Margot Honecker: Flucht aus DDR war "Dummheit"

Honecker
Honecker(c) AP (Esteban Felix)
  • Drucken

Die Witwe des einstigen DDR-Staatschefs Erich Honecker gab in einer Dokumentation ihr erstes TV-Interview seit über 20 Jahren. Zweifel oder Reue haben in ihrer Lebensbilanz keinen Platz.

„Für mich war die DDR mein Leben. Es ist eine Tragik, dass es dieses Land nicht mehr gibt", sagt Margot Honecker zu Beginn des Films. Die Witwe des einstigen DDR-Staats- und Parteichefs Erich Honecker gab in dem NDR-Dokumentarfilm „Der Sturz", den die ARD am Montagabend ausstrahlte, das erste Fernsehinterview seit über 20 Jahren. Zweifel oder gar Reue haben in ihrer Lebensbilanz keinen Platz.

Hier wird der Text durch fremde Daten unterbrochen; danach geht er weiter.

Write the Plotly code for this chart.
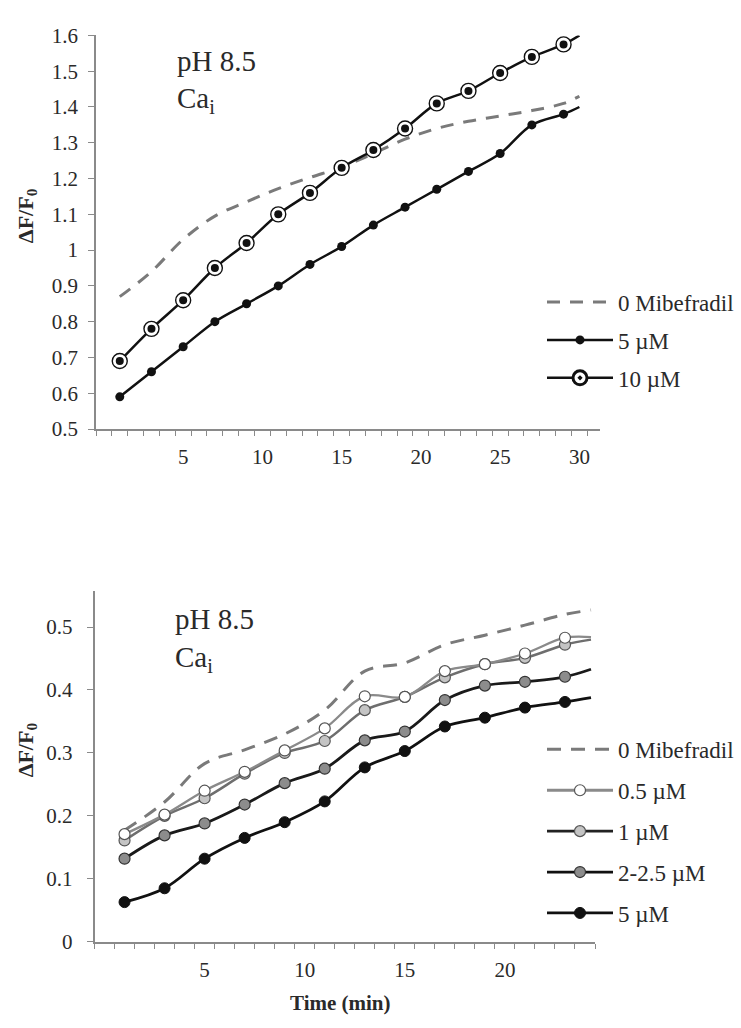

Im Gegenteil: Für die Opfer der DDR bringt Honecker höchstens Zynismus und Hohn auf.

Die Dokumentation erzählt vom Aufstieg und Fall Erich Honeckers. Den Aussagen seiner Witwe stellt der Film Interviews mit Zeitzeugen wie Helmut Schmidt und Michail Gorbatschow sowie mit Opfern des Regimes gegenüber.

Margot Honecker lebt seit 1992 im Asyl in Chile. Am 17. April wird sie 85 Jahre alt. Zwei Jahre hat sich der Dokumentarfilmer Eric Friedler um ein Interview bemüht. Ob es etwas gäbe, wofür sie sich entschuldigen müsse, fragt er sie gegen Anfang der Dokumentation. Honecker sieht dazu keinen Grund: „Es wurden Fehler gemacht, die muss man bedauern. Aber die, die von uns verlangen, uns zu entschuldigen, sollen sich erstmal dafür entschuldigen, dass die Menschheit über Jahrtausende ausgebeutet wurde und immer noch wird. Die haben sich zu entschuldigen".

"Der brauchte ja nicht über die Mauer zu klettern"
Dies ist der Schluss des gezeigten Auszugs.